NETTALI.COM- La demande de permission de sortie de prison formulée par Hissene Habré suscite des réactions chez les victimes de l'ancien Président tchadien. Fatima Toumlé, veuve tchadienne, a apporté une réponse salée à l'ex-homme fort de Ndjamena incarcéré à la prison du Cap Manuel suite à sa condamnation à la perpétuité par les Chambres africaines extraordinaires ( Cae).

Fatima Toumlé est une veuve Tchadienne dont le mari a été tué lors du régime de l’ancien président Hussein Habré. Elle a brisé le silence après que ce dernier a formulé une demande de permission pour quitter la prison pour six mois. Fatima Toumlé s’oppose à cette requête de Hussein Habré.

" Vous avez été condamné à la prison à perpétuité par les Chambres africaines extraordinaires pour crimes contre l’humanité, torture et crimes de guerres. Cette peine doit être purgée entièrement. Comme l’a précisé le Comité contre la torture des Nations unies la libération prématurée des auteurs de crimes internationaux les plus graves n’est pas conforme aux obligations du Sénégal », a rappelé la veuve. Qui ajoute : « vous souhaitez sortir de prison pour pouvoir célébrer le ramadan avec vos proches. Mais nous, les veuves des hommes tués par votre régime, cela fait des années que nous n’avons pas eu de ramadans avec nos maris. Le ramadan est un moment très important pour tout musulman, c’est une période de partage, une période de rassemblement de la famille. Cependant, cela fait plus de 30 ans que nos familles sont disloquées. Sans nos maris, sans les chefs de famille, il y a un vide. Nous ne pourrons plus jamais fêter le ramadan avec eux. Et alors que vous nous avez volé plus de 30 ramadans, vous souhaitez désormais célébrer le vôtre en dehors de prison, sans subir les conséquences de vos actes ».
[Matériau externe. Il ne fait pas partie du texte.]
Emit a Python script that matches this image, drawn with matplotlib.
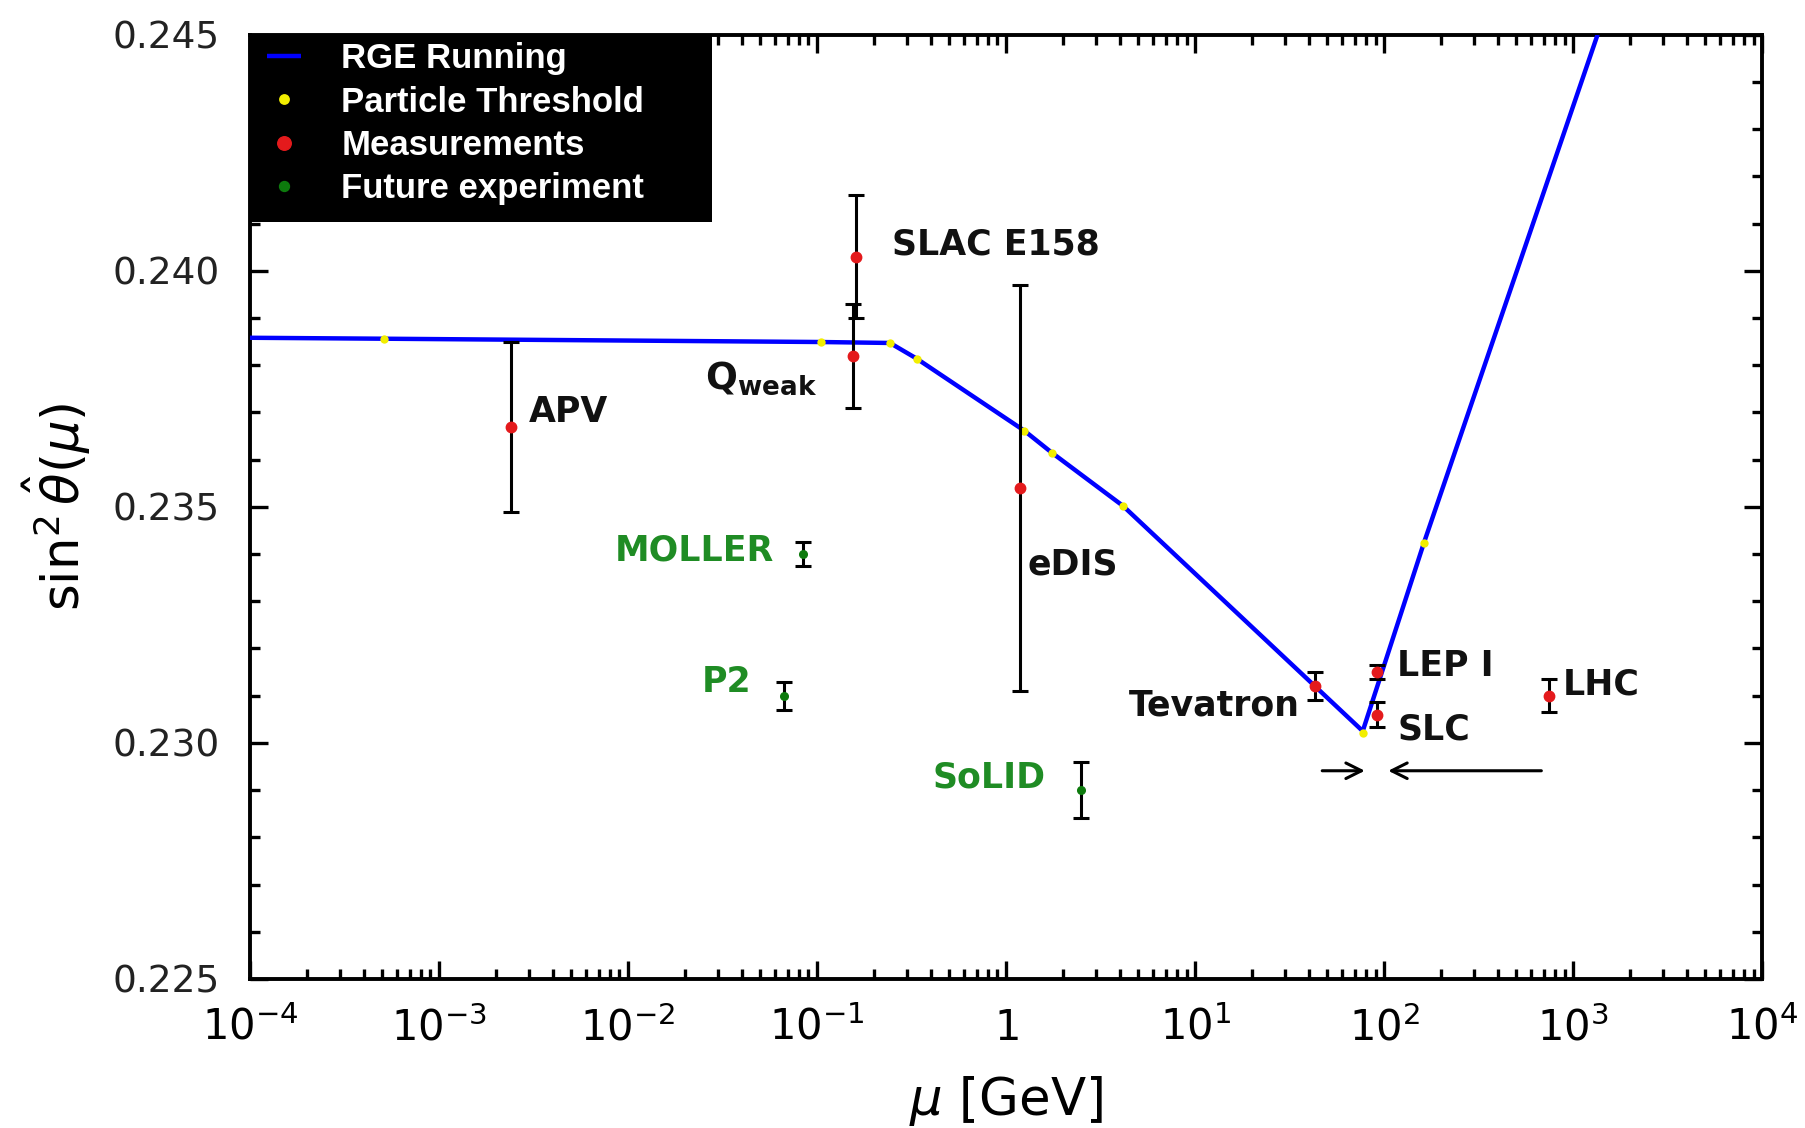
import numpy as np
import matplotlib
matplotlib.use('Agg')
import matplotlib.pyplot as plt
from matplotlib.patches import Rectangle
from matplotlib.ticker import FixedLocator, FixedFormatter, LogLocator, NullFormatter, MultipleLocator

plt.rcParams['mathtext.fontset'] = 'dejavusans'
plt.rcParams['font.family'] = ['DejaVu Sans']

# ---------------- data ----------------
# RGE running curve (vertices)
rge_mu = [1e-4, 5.1e-4, 0.105, 0.243, 0.336, 1.25, 1.74, 4.15, 77.0, 162.0, 1345.0]
rge_s2w = [0.23858, 0.23856, 0.23849, 0.23847, 0.23814, 0.23661, 0.23615, 0.23502, 0.23025, 0.23423, 0.2450]

# particle thresholds
thr_mu = [5.1e-4, 0.105, 0.243, 0.336, 1.25, 1.74, 4.15, 77.0, 162.0]
thr_s2w = [0.23856, 0.23849, 0.23847, 0.23814, 0.23661, 0.23615, 0.23502, 0.23022, 0.23423]

# measurements
meas_names = ['APV', r'$\mathbf{Q_{weak}}$', 'SLAC E158', 'eDIS', 'Tevatron', 'LEP I', 'SLC', 'LHC']
meas_mu = [0.0024, 0.155, 0.160, 1.18, 43.0, 91.2, 91.2, 740.0]
meas_s2w = [0.2367, 0.2382, 0.2403, 0.2354, 0.2312, 0.2315, 0.2306, 0.2310]
meas_err = [0.0018, 0.0011, 0.0013, 0.0043, 0.0003, 0.00015, 0.00027, 0.00035]

# future experiments
fut_names = ['MOLLER', 'P2', 'SoLID']
fut_mu = [0.084, 0.067, 2.48]
fut_s2w = [0.2340, 0.2310, 0.2290]
fut_err = [0.00026, 0.0003, 0.0006]

# label anchor positions (x, y, horizontal alignment)
meas_lab_x = [0.0030, 0.0255, 0.25, 1.30, 36.0, 117.0, 117.0, 880.0]
meas_lab_y = [0.2370, 0.23773, 0.24056, 0.23378, 0.2308, 0.23163, 0.23029, 0.23124]
meas_lab_ha = ['left', 'left', 'left', 'left', 'right', 'left', 'left', 'left']
fut_lab_x = [0.0593, 0.0448, 1.626]
fut_lab_y = [0.23407, 0.23129, 0.22927]

# arrows below the Z pole
arrow_y = 0.22941
arrow_right = (47.0, 79.0)
arrow_left = (678.0, 105.0)

x_ticks = [1e-4, 1e-3, 1e-2, 1e-1, 1, 1e1, 1e2, 1e3, 1e4]
x_ticklabels = [r'$10^{-4}$', r'$10^{-3}$', r'$10^{-2}$', r'$10^{-1}$', r'$1$',
                r'$10^{1}$', r'$10^{2}$', r'$10^{3}$', r'$10^{4}$']
y_ticks = [0.225, 0.230, 0.235, 0.240, 0.245]
y_ticklabels = ['0.225', '0.230', '0.235', '0.240', '0.245']

# ---------------- figure ----------------
fig = plt.figure(figsize=(18.06, 11.28), dpi=100)
fig.patch.set_facecolor('white')
ax = fig.add_axes([0.1384, 0.1321, 0.8374, 0.8372])

ax.set_xscale('log')
ax.set_xlim(1e-4, 1e4)
ax.set_ylim(0.225, 0.245)

line, = ax.plot(rge_mu, rge_s2w, color='#0000ff', lw=3.2, solid_capstyle='butt',
                solid_joinstyle='miter', zorder=3, label='RGE Running')
thr, = ax.plot(thr_mu, thr_s2w, linestyle='none', marker='o', ms=6, mfc='#f2ee00',
               mec='none', zorder=4, label='Particle Threshold')

ax.errorbar(meas_mu, meas_s2w, yerr=meas_err, fmt='none', ecolor='black', elinewidth=2.2,
            capsize=6, capthick=2.2, zorder=5)
meas, = ax.plot(meas_mu, meas_s2w, linestyle='none', marker='o', ms=7.5, mfc='#e41a1c',
                mec='#e41a1c', zorder=6, label='Measurements')

ax.errorbar(fut_mu, fut_s2w, yerr=fut_err, fmt='none', ecolor='black', elinewidth=2.2,
            capsize=6, capthick=2.2, zorder=5)
fut, = ax.plot(fut_mu, fut_s2w, linestyle='none', marker='o', ms=5.5, mfc='#0d7a0d',
               mec='#0d7a0d', zorder=6, label='Future experiment')

for name, x, y, ha in zip(meas_names, meas_lab_x, meas_lab_y, meas_lab_ha):
    fs = 27 if 'weak' in name else 25
    ax.text(x, y, name, ha=ha, va='center', fontsize=fs, fontweight='bold', color='#111111')
for name, x, y in zip(fut_names, fut_lab_x, fut_lab_y):
    ax.text(x, y, name, ha='right', va='center', fontsize=25, fontweight='bold', color='#1f8c24')

ax.annotate('', xy=(arrow_right[1], arrow_y), xytext=(arrow_right[0], arrow_y),
            arrowprops=dict(arrowstyle='->', lw=2.2, color='black', mutation_scale=28,
                            shrinkA=0, shrinkB=0))
ax.annotate('', xy=(arrow_left[1], arrow_y), xytext=(arrow_left[0], arrow_y),
            arrowprops=dict(arrowstyle='->', lw=2.2, color='black', mutation_scale=28,
                            shrinkA=0, shrinkB=0))

# ticks
ax.xaxis.set_major_locator(FixedLocator(x_ticks))
ax.xaxis.set_major_formatter(FixedFormatter(x_ticklabels))
ax.xaxis.set_minor_locator(LogLocator(base=10, subs=np.arange(2, 10), numticks=100))
ax.xaxis.set_minor_formatter(NullFormatter())
ax.yaxis.set_major_locator(FixedLocator(y_ticks))
ax.yaxis.set_major_formatter(FixedFormatter(y_ticklabels))
ax.yaxis.set_minor_locator(MultipleLocator(0.001))

ax.tick_params(which='both', direction='in', top=True, right=True, color='black')
ax.tick_params(which='major', length=13, width=2.4)
ax.tick_params(which='minor', length=7, width=2.4)
ax.tick_params(axis='x', which='major', labelsize=30, pad=20)
ax.tick_params(axis='y', which='major', labelsize=27, pad=22)
for lab in ax.get_yticklabels():
    lab.set_color('#222222')
for sp in ax.spines.values():
    sp.set_linewidth(2.8)

ax.set_xlabel(r'$\mu$ [GeV]', fontsize=37, labelpad=18)
ax.set_ylabel(r'$\sin^2\hat{\theta}(\mu)$', fontsize=37, labelpad=14)

# legend on a black box in the upper-left corner
ax.add_patch(Rectangle((0, 0.8012), 0.3054, 0.1988, transform=ax.transAxes,
                       facecolor='black', edgecolor='none', zorder=9))
leg = ax.legend(handles=[line, thr, meas, fut], loc='upper left',
                bbox_to_anchor=(0.011, 0.992), borderaxespad=0, borderpad=0,
                frameon=False, labelcolor='white', handlelength=1.0, handletextpad=1.15,
                labelspacing=0.3, markerscale=1.3,
                prop={'family': 'Liberation Sans', 'weight': 'bold', 'size': 25})
leg.set_zorder(10)

fig.savefig('out.png', dpi=100, facecolor='white')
En effet, l’époux de cette dernière était le Secrétaire d’Etat de la Santé. Il a été limogé de son poste quand il a critiqué l’impunité de la garde présidentielle à l’époque. Et, il avait pris la fuite en avril 1987 de peur d’être arrêté par le régime de Habré. Et il n’est plus revenu. Ce n’est qu’un an après sa fuite que sa famille a appris qu’il a été exécuté publiquement. « J’ai appris la nouvelle en écoutant la radio. On ne m’a jamais informé du lieu de sa détention, ni des raisons. Jamais son corps ne m’a été rendu pour faire sa sépulture. Mon mari s’opposait à l’injustice criarde de votre régime », se souvient la dame.

Poursuivant, elle ajoute : « en plus de faire disparaitre mon mari, vous avez saccagé ma maison. D’abord j’ai été interrogée et placée sous surveillance militaire. Puis, des agents de la Direction de la documentation et de la sécurité (DDS) se sont rendus chez moi avec des gros camions, accompagnés de militaires et de gendarmes. Ils nous ont expulsés, moi et mes enfants. Ils ont spolié mes biens. Ma maison a ensuite été donnée à une famille de l’ethnie Gorane. Sans mon époux, j’ai dû me battre pour donner une éducation à mes enfants. Heureusement j’ai été aidé par mes parents, qui nous ont assisté moi et mes enfants, en nous logeant chez eux et en nous apportant leur soutien. Ce n’est que huit ans plus tard que j’ai pu me payer ma propre maison. Nous avons survécu, mais nous avons tout perdu ».

Elle a saisi l’occasion pour demander à Hussein Habré de profiter du ramadan pour enfin payer les réparations dues aux victimes.

Il faut rappeler que les Chambres africaines extraordinaires ont condamné l'ex-President à allouer 82 milliards de francs CFA aux 7 396 victimes de votre régime.